Two new approaches for treating Alzheimer's disease
An international team of scientists has found a way to restore the nerve cell connections in the brain that are destroyed by Alzheimer’s and which are thought to store memory. The team essentially rescued memory without having to remove any of the protein clumps long thought to have caused the disease, providing a new understanding of Alzheimer’s disease and a new approach to ultimately treating it.
Professor Bryce Vissel from St Vincent’s Hospital Sydney, who led the international team, said that microscopic nerve cell connections in the brain, known as synapses, are thought to be essential to memory formation, although this is not yet proven.
“People living with Alzheimer’s experience a loss of nerve cell connections which has been speculated to cause the debilitating loss of memory that is synonymous with the disease,” Vissel said. “Our research set out to answer the question: by rescuing these connections, can we rescue memory?
“We now have compelling evidence, in a model of Alzheimer’s, that preventing the breakdown in these synapses is possible. This in turn rescues memory, offering a new way forward to understanding and treating the disease.”
The key to the team’s discovery, as described in the journal Molecular Neurodegeneration, was the identification of a new process that regulates the connections between brain cells, known as ‘RNA editing’. As explained by Vissel, “RNA editing can be used as a ‘molecular switch’. By flicking the switch in the mice models we use in our research, we were able to stop the brain cell connections from breaking down.

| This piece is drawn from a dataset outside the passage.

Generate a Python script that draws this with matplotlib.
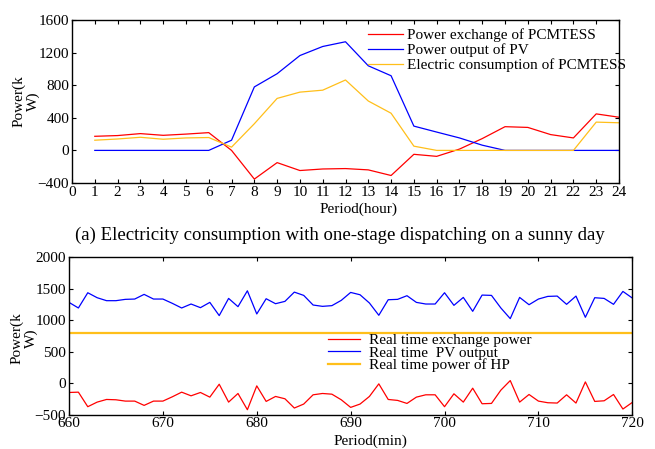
import matplotlib
matplotlib.use("Agg")
import matplotlib.pyplot as plt

plt.rcParams['font.family'] = ['Liberation Serif', 'DejaVu Serif']
plt.rcParams['font.size'] = 11

# (a) one-stage dispatching, hourly
hours = list(range(1, 25))
exchange = [173, 182, 206, 185, 200, 218, 0, -352, -150, -247, -228, -223,
            -239, -308, -48, -73, 16, 145, 291, 282, 194, 153, 448, 407]
pv = [0, 0, 0, 0, 0, 0, 125, 779, 941, 1164, 1275, 1333,
      1038, 916, 298, 225, 153, 64, 0, 0, 0, 0, 0, 0]
consumption = [125, 140, 161, 137, 153, 158, 40, 327, 638, 715, 739, 864,
               606, 456, 52, 0, 0, 0, 0, 0, 0, 0, 347, 339]

# (b) real time, per minute 660..720
minutes = list(range(660, 721))
rt_pv = [1284, 1195, 1437, 1358, 1311, 1311, 1332, 1337, 1411, 1337,
         1337, 1269, 1195, 1258, 1200, 1284, 1074, 1347, 1216, 1468,
         1100, 1342, 1263, 1300, 1447, 1395, 1242, 1221, 1232, 1316,
         1442, 1405, 1274, 1079, 1326, 1332, 1390, 1284, 1258, 1258,
         1437, 1237, 1363, 1142, 1400, 1395, 1195, 1026, 1363, 1247,
         1337, 1379, 1384, 1253, 1384, 1047, 1358, 1347, 1253, 1458,
         1353]
rt_exchange = [-147, -142, -373, -300, -258, -263, -284, -284, -352, -284,
               -284, -216, -142, -200, -147, -221, -16, -300, -163, -421,
               -42, -289, -210, -247, -394, -331, -184, -163, -174, -263,
               -384, -331, -210, -10, -258, -273, -321, -221, -184, -184,
               -373, -168, -300, -79, -326, -321, -110, 42, -300, -179,
               -284, -310, -315, -184, -315, 21, -289, -279, -179, -410,
               -305]
rt_hp = [800] * len(minutes)

RED = '#FF0000'
BLUE = '#0000FF'
GOLD = '#FFBF1A'

fig = plt.figure(figsize=(6.55, 4.49), dpi=100)

def style(ax):
    ax.tick_params(direction='in', length=3, width=0.8, top=True, right=True,
                   labelsize=11, pad=2)
    for s in ax.spines.values():
        s.set_linewidth(1.0)

# top panel
ax1 = fig.add_axes([72 / 655, 1 - 183 / 449, 547 / 655, 163 / 449])
ax1.plot(hours, exchange, color=RED, lw=0.9, label='Power exchange of PCMTESS')
ax1.plot(hours, pv, color=BLUE, lw=0.9, label='Power output of PV')
ax1.plot(hours, consumption, color=GOLD, lw=0.9, label='Electric consumption of PCMTESS')
ax1.set_xlim(0, 24)
ax1.set_ylim(-400, 1600)
ax1.set_xticks(range(0, 25))
ax1.set_yticks(range(-400, 1601, 400))
style(ax1)
ax1.legend(loc='upper left', bbox_to_anchor=(0.541, 0.947), frameon=False,
           borderpad=0, borderaxespad=0, handlelength=2.3, handletextpad=0.25,
           labelspacing=0.08, fontsize=11)

fig.text(26 / 655, 1 - 101 / 449, 'Power(k\nW)', rotation=90, ha='center',
         va='center', ma='center', fontsize=11, linespacing=1.0)
fig.text(359 / 655, 1 - 209 / 449, 'Period(hour)', ha='center', va='center', fontsize=11)
fig.text(340 / 655, 1 - 235 / 449,
         '(a) Electricity consumption with one-stage dispatching on a sunny day',
         ha='center', va='center', fontsize=13.5)

# bottom panel
ax2 = fig.add_axes([69 / 655, 1 - 414.7 / 449, 563.3 / 655, 157.4 / 449])
ax2.plot(minutes, rt_exchange, color=RED, lw=0.9, label='Real time exchange power')
ax2.plot(minutes, rt_pv, color=BLUE, lw=0.9, label='Real time  PV output')
ax2.plot(minutes, rt_hp, color=GOLD, lw=1.6, label='Real time power of HP')
ax2.set_xlim(660, 720)
ax2.set_ylim(-500, 2000)
ax2.set_xticks(range(660, 721, 10))
ax2.set_yticks(range(-500, 2001, 500))
style(ax2)
ax2.legend(loc='upper left', bbox_to_anchor=(0.46, 0.516), frameon=False,
           borderpad=0, borderaxespad=0, handlelength=2.1, handletextpad=0.55,
           labelspacing=-0.08, fontsize=11)

fig.text(24 / 655, 1 - 338 / 449, 'Power(k\nW)', rotation=90, ha='center',
         va='center', ma='center', fontsize=11, linespacing=1.0)
fig.text(370 / 655, 1 - 441 / 449, 'Period(min)', ha='center', va='center', fontsize=11)

fig.savefig('out.png', dpi=100)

“Remarkably, we discovered that by doing so we restored lost memory in the mice.
“For many years people have been focusing on removing amyloid (a build-up of protein) from the brain as a pathway to an Alzheimer’s cure, but without any success. We found RNA editing worked to restore nerve cell connections without having to remove any amyloid from the animals’ brains, resulting in the return of memory.
“Having shown that preventing synapse loss offers a way forward to treating Alzheimer’s, our team will now accelerate work towards developing an effective treatment for this devastating disease.”
Separate to this, a team led by the Centenary Institute has discovered a connection between the health of blood vessels and the development of Alzheimer’s disease. Their findings, published in the journal GeroScience, suggest that early interventions aimed at improving blood vessel health could lead to new treatments for Alzheimer’s disease.
Dr Ka Ka Ting, the lead author of the study and a researcher in the Centenary Institute’s Healthy Ageing Centre, explained that specific blood vessel cells, called endothelial and perivascular cells, play a crucial role in the forming of the blood–brain barrier, a shield guarding the brain against inflammatory molecules and toxic substances in the bloodstream. “Issues can arise if the barrier becomes permeable, ‘leaking’ these toxins into the brain,” Ting said.
The researchers noticed the presence of senescent blood vessel cells in both Alzheimer’s patients and mouse models of Alzheimer’s; senescent cells are aged cells that have lost their ability to divide and function properly. Significantly, the team found a notable increase in the number of senescent blood vessel cells in and around the blood–brain barrier and linked with areas of leak during the development of Alzheimer’s in mouse models.
“We believe these non-functioning blood vessel cells weaken the barrier, making it more susceptible to inflammatory and toxic substances — potentially exacerbating Alzheimer’s symptoms as the disease advances,” Ting said.
Based on their discoveries, the researchers believe that early intervention targeting blood vessel health could hold promise for Alzheimer’s treatment. This could involve developing medications that specifically target senescent cells of the blood–brain barrier.
“Our study provides a new perspective on Alzheimer’s and the intricate relationship with brain–blood vessels, offering a promising new path for therapeutic approaches aimed at treating this disease,” Ting said.